The xkcd version from a few years back

A systems engineer who works on self-driving cars was being driven home by her boyfriend's dad in a Tesla.

She requested that autopilot not be used, and when he put on the driver assist, she demanded to be let off………  immediately ……… in the middle of the street if need by.

She requested this loudly, and dropped and swore profusely, and was wondering if she was being unreasonable.

She was not.

She followed up on her post explaining why she found Tesla's self driving is so profoundly alarming:

(disclaimer, this is my personal opinion and is not a statement on behalf of my current or past employers. This should not be taken to indicate any current or past employer's position.)

A number of companies are working on self driving tech. I have, and would, get into a number of their vehicles. Just not Teslas.

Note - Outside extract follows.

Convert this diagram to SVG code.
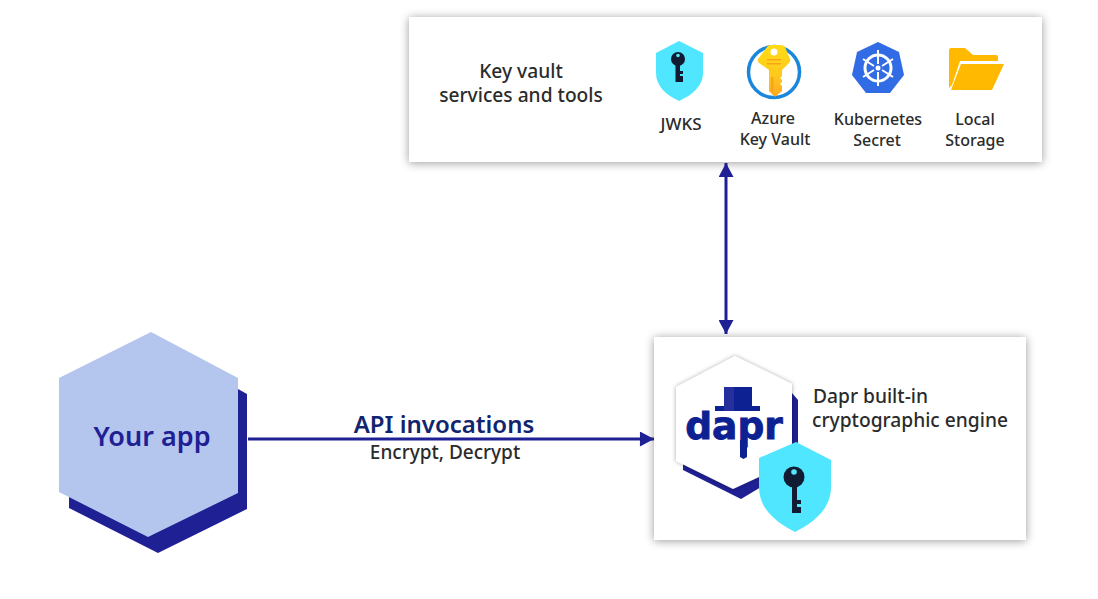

  1. Many of the competing companies are at a similar level of technology development. However every other company is either... manning every vehicle with a highly trained safety driver / monitoring engineer pair who know the system inside out and is trained to avert emergencies, and is extremely focused. They usually take short (like 15 minute) shifts because it's hard to keep that extreme focus. Or..

  2. Operating in a very very severely limited domain (in terms of location, weather, etc..) with 1:1 remote monitoring with a highly trained person monitoring every vehicle and able to intervene in a moment. These people also take short shifts. Or...

  3. Operating away from people (I.E. hauling vehicles for mining operations, which do not use public roads and where the mine roads are laid out so no people are permitted on the autonomous hauling routes.

But tesla does not do any of that. They don't have trained safety drivers, live remote monitoring, or constrained operational domains. They don't limit how long a single person can operate the vehicle, despite widely accepted evidence on how focus degrades over time.

They have similar (or arguably worse) self driving technology to other companies. But while the other 30 or so companies in this space are being responsible for the safety of their vehicles with live monitoring, and trained engineer intervention, Tesla is just letting random consumers take on that role (and liability)

It's not a good place to be, as a consumer, to be doing the same dangerous job that other people are being paid 6 figures to do. Without training. For free. Hell, worse than free, you're paying to take on a corporation's liability.

This allows them to avoid paying for some of the usual research and development costs like safety drivers and live monitoring, and it also offloads a lot of liability of testing a very very new and unreliable technology from them as a corporation onto their consumers.

It also helps them appear "ahead" in technology development, while honestly under the hood, I'd say they're behind and simply appearing ahead because they're bypassing safety practices and engineering rigor that other companies are following.

For example, every time a driver claims FSD or Autopilot error, and Tesla claims driver error, that is a shifting of liability that the other companies in this space would not do. All the other companies take the liability of their technology failing on themselves.

Tesla is pushing liability onto the end-user and their insurance policies which are generally unequipped to handle claims regarding AV malfunction, and publicly denying any accusations of malfunction. However other companies developing similar tech are purchasing insurance themselves at very high rates, and being transparent with their insurers about the risks they're undertaking.

I don't see that as ethical, as they're pushing the danger and accident liability onto the consumer, at a very early stage of technology development. I also don't see that as safe for the consumer.

It's a joke in my field that if you pay for FSD, you're paying to be a crash test dummy...

Even if Elon were not an evil right wing asshole, his car company is profoundly anti-safety and anti-consumer, so buying a Tesla seems to be to be a fool's errand.

It's interesting that this systems engineer had exactly the same response as one gets from software folks over internet voting, as is so entertainingly shown by Randall Munroe.